Und er zitiert Anne Will mit den Worten: "Das gehört zu unserem Werteverständnis, dass wir uns mit anderen Meinungen auseinandersetzen", um zu antworten: "Nein, Frau Will, so ist es nicht. Zu unserem Werteverständnis gehört, dass wir über vieles nicht diskutieren, weil es zum Kanon der Selbstverständlichkeiten gehört."
Zum Kanon der Selbstverständlichkeiten gehört für Henryk M. Border, "dass ich sehen kann, mit wem ich es zu tun habe. Das ist die minimale Voraussetzung für jede Art von Umgang miteinander".
In der SÜDDEUTSCHEN ist der bemerkenswerte Satz zu lesen: "(Ihren) Symbolgehalt (…) darf man nicht unterschätzen. Sie ist nicht nur Chiffre der Einfriedung, sie ist zugleich auch immer ein Zeichen der Ausgrenzung."
Gemeint ist damit interessanterweise nicht die Nikab, sondern die Mauer. "Was Mauern über den Zustand einer Gesellschaft verraten", ist Gerhard Matzigs Thema: Anlass ist die von der BILD Zeitung so getaufte "Schandmauer von München", die ein Heim für junge Flüchtlinge abschotten soll. Die – "vier Meter hoch und meterdick" – provoziert bei Matzig die Frage,
"von welcher Höhe an genau und von welchem Durchmesser an präzise aus einem alltäglichen Stück Grenzarchitektur ein bemerkenswertes Skandalon wird.
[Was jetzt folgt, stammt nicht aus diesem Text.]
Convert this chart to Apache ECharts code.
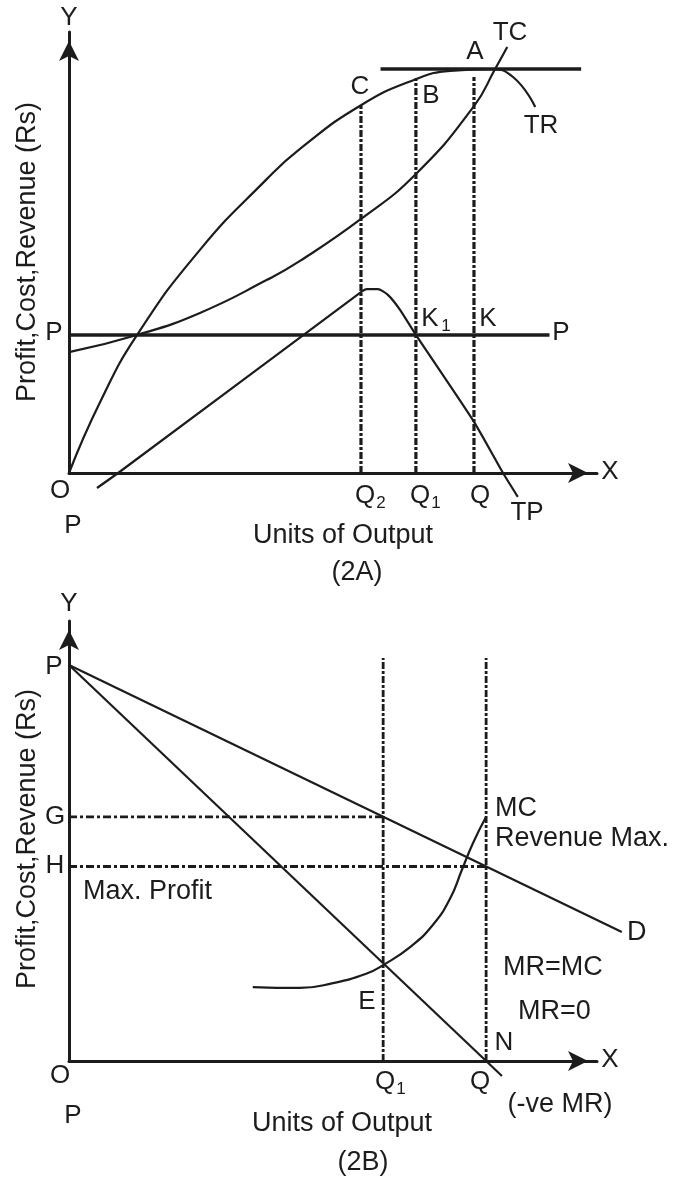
<!DOCTYPE html>
<html>
<head>
<meta charset="utf-8">
<title>Profit, Cost, Revenue</title>
<script src="https://cdn.jsdelivr.net/npm/echarts@6/dist/echarts.min.js"></script>
<style>
  html, body { margin: 0; padding: 0; background: #fff; }
  #chart { width: 684px; height: 1177px; }
</style>
</head>
<body>
<div id="chart"></div>
<script>
// ---- 2A : total revenue / total cost / total profit ----
var trX = [0, 5.9, 12.9, 24.8, 37.5, 43.75, 55.3, 65.7, 72.2, 79.7, 84.1, 88.3];
var trY = [0, 16.1, 31.3, 50.6, 66.7, 73.5, 83.4, 89.3, 91.2, 91.6, 89.8, 83];
var tcX = [0, 12.9, 24.8, 37.5, 43.75, 55.3, 65.7, 76.7, 80.7, 83];
var tcY = [27.4, 31.3, 36.3, 43.8, 48.1, 57.6, 67.8, 83.2, 91.6, 96.6];
var tpX = [5.3, 9.3, 55.3, 56.4, 58.5, 60.4, 62.7, 65.7, 76.7, 82.2, 85];
var tpY = [-3.4, 0, 41, 41.7, 41.7, 40.4, 37, 31.3, 11.6, 0, -5.4];
var minProfit = 31.3;            // P ... P line
var minProfitEnd = 91;
var maxTR = 91.6;                // line through A
var maxTRFrom = 59, maxTRTo = 97;
var qTop = [55.3, 65.7, 76.7];   // Q2, Q1, Q
var qTopHeight = [83.4, 89.5, 89.8];

// ---- 2B : demand (AR), MR, MC ----
var priceP = 90;
var demandX = [0, 104.7];
var demandY = [priceP, 29.3];
var mrX = [0, 82];
var mrY = [priceP, -3.4];
var mcX = [34.8, 43.75, 50, 56.4, 59.5, 64.6, 68.9, 72.2, 74.4, 76.5, 79];
var mcY = [16.8, 16.6, 17.7, 19.9, 21.8, 25.9, 30.9, 37, 43.4, 49.5, 55.5];
var qBottom = [59.5, 79];        // Q1, Q
var qBottomHeight = 91.6;
var levelG = 55.5, levelH = 44.2;

var ink = '#1c1c1c';
var FONT = '"Liberation Sans", Arial, sans-serif';

function pairs(xs, ys) {
    return xs.map(function (x, i) { return [x, ys[i]]; });
}

// data lives on grids 2 (2A) and 3 (2B); grids 0 and 1 only carry the arrowed axes
function line(panel, data, width, extra) {
    var s = {
        type: 'line',
        xAxisIndex: panel + 2,
        yAxisIndex: panel + 2,
        data: data,
        symbol: 'none',
        clip: false,
        silent: true,
        lineStyle: { color: ink, width: width }
    };
    for (var k in extra) s[k] = extra[k];
    if (extra && extra.dash) s.lineStyle.type = extra.dash;
    return s;
}

var dashV = [7, 2, 3, 2];
var dashH = [8, 3, 3, 3];

var series = [
    line(0, pairs(trX, trY), 2.2, { smooth: 0.5 }),
    line(0, pairs(tcX, tcY), 2.2, { smooth: 0.5 }),
    line(0, pairs(tpX, tpY), 2.2, { smooth: 0.2 }),
    line(0, [[0, minProfit], [minProfitEnd, minProfit]], 3.5),
    line(0, [[maxTRFrom, maxTR], [maxTRTo, maxTR]], 3.5),

    line(1, pairs(demandX, demandY), 2.2),
    line(1, pairs(mrX, mrY), 2.2),
    line(1, pairs(mcX, mcY), 2.2, { smooth: 0.5 }),
    line(1, [[0, levelG], [qBottom[0], levelG]], 2.8, { dash: dashH }),
    line(1, [[0, levelH], [qBottom[1], levelH]], 2.8, { dash: dashH })
];
qTop.forEach(function (q, i) {
    series.push(line(0, [[q, 0], [q, qTopHeight[i]]], 3.2, { dash: dashV }));
});
qBottom.forEach(function (q) {
    series.push(line(1, [[q, 0], [q, qBottomHeight]], 2.8, { dash: dashV }));
});

function axis(idx, max, visible) {
    return {
        type: 'value', gridIndex: idx, min: 0, max: max, show: visible,
        axisLine: {
            show: true, onZero: false,
            symbol: ['none', 'arrow'], symbolSize: [15, 20], symbolOffset: [0, -9],
            lineStyle: { color: ink, width: 3 }
        },
        axisTick: { show: false }, axisLabel: { show: false }, splitLine: { show: false }
    };
}

function txt(x, y, s, size, align) {
    return {
        type: 'text', x: x, y: y, silent: true,
        style: {
            text: s, font: (size || 26) + 'px ' + FONT, fill: ink,
            align: align || 'center', verticalAlign: 'middle',
            textAlign: align || 'center', textVerticalAlign: 'middle'
        }
    };
}

function sub(x, y, main, s) {
    return [txt(x, y, main, 26), txt(x + 16, y + 7, s, 17)];
}

var labels = [
    // 2A
    txt(69, 18, 'Y'), txt(510, 33, 'TC'), txt(475, 52, 'A'), txt(360, 87, 'C'),
    txt(431, 96, 'B'), txt(541, 126, 'TR'), txt(488, 319, 'K'),
    txt(561, 333, 'P'), txt(54, 333, 'P'), txt(60, 491, 'O'), txt(610, 472, 'X'),
    txt(480, 496, 'Q'), txt(527, 513, 'TP'), txt(73, 526, 'P'),
    txt(343, 536, 'Units of Output', 27), txt(357, 573, '(2A)', 27),
    // 2B
    txt(69, 604, 'Y'), txt(54, 667, 'P'), txt(55, 817, 'G'), txt(55, 866, 'H'),
    txt(83, 892, 'Max. Profit', 27, 'left'),
    txt(495, 809, 'MC', 27, 'left'), txt(495, 839, 'Revenue Max.', 27, 'left'),
    txt(627, 933, 'D', 27, 'left'),
    txt(503, 968, 'MR=MC', 27, 'left'), txt(518, 1012, 'MR=0', 27, 'left'),
    txt(504, 1043, 'N'), txt(367, 1002, 'E'), txt(60, 1076, 'O'), txt(610, 1060, 'X'),
    txt(480, 1082, 'Q'), txt(560, 1105, '(-ve MR)', 27), txt(73, 1116, 'P'),
    txt(342, 1124, 'Units of Output', 27), txt(363, 1163, '(2B)', 27)
];
labels = labels.concat(sub(365, 496, 'Q', '2'), sub(420, 496, 'Q', '1'),
    sub(430, 319, 'K', '1'), sub(385, 1082, 'Q', '1'));

var yTitle = function (y) {
    var t = txt(28, y, 'Profit,Cost,Revenue (Rs)', 27);
    t.rotation = Math.PI / 2;
    return t;
};
labels.push(yTitle(252), yTitle(839));

var chart = echarts.init(document.getElementById('chart'), null, { renderer: 'canvas' });
chart.setOption({
    animation: false,
    backgroundColor: '#fff',
    grid: [
        { left: 69, top: 32, width: 528, height: 441 },
        { left: 69, top: 621, width: 528, height: 440 },
        // same scale (5.28 px per unit) but wider, so D and TR can run past the arrows
        { left: 69, top: 32, width: 607.2, height: 441 },
        { left: 69, top: 621, width: 607.2, height: 440 }
    ],
    xAxis: [axis(0, 100, true), axis(1, 100, true), axis(2, 115, false), axis(3, 115, false)],
    yAxis: [axis(0, 100, true), axis(1, 100, true), axis(2, 100, false), axis(3, 100, false)],
    series: series,
    graphic: labels
});
</script>
</body>
</html>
Diese Differenz",
so Matzig,
"ist bedeutsam, denn sie markiert auch die Trennungslinie zwischen Architektur und Politik. Womöglich sogar die zwischen drinnen und draußen – und letztlich auch die zwischen Gut und Böse."
Gabionen etwa, das sind Mauern aus von einem Drahtgeflecht zusammengehaltenen Bruchsteinen, so Gerhard Matzig,
"zur Architekturmode (geworden). Und in München-Neuperlach nun für manche eher zum Problem, für manch andere zur Lösung. Die Steine in ihren Käfigen sind nicht nur stumm, sondern auch beredt."
Wer das, was Menschen anziehen oder bauen, noch für harmlos hält, hat nicht verstanden, wie komplex die Welt geworden ist.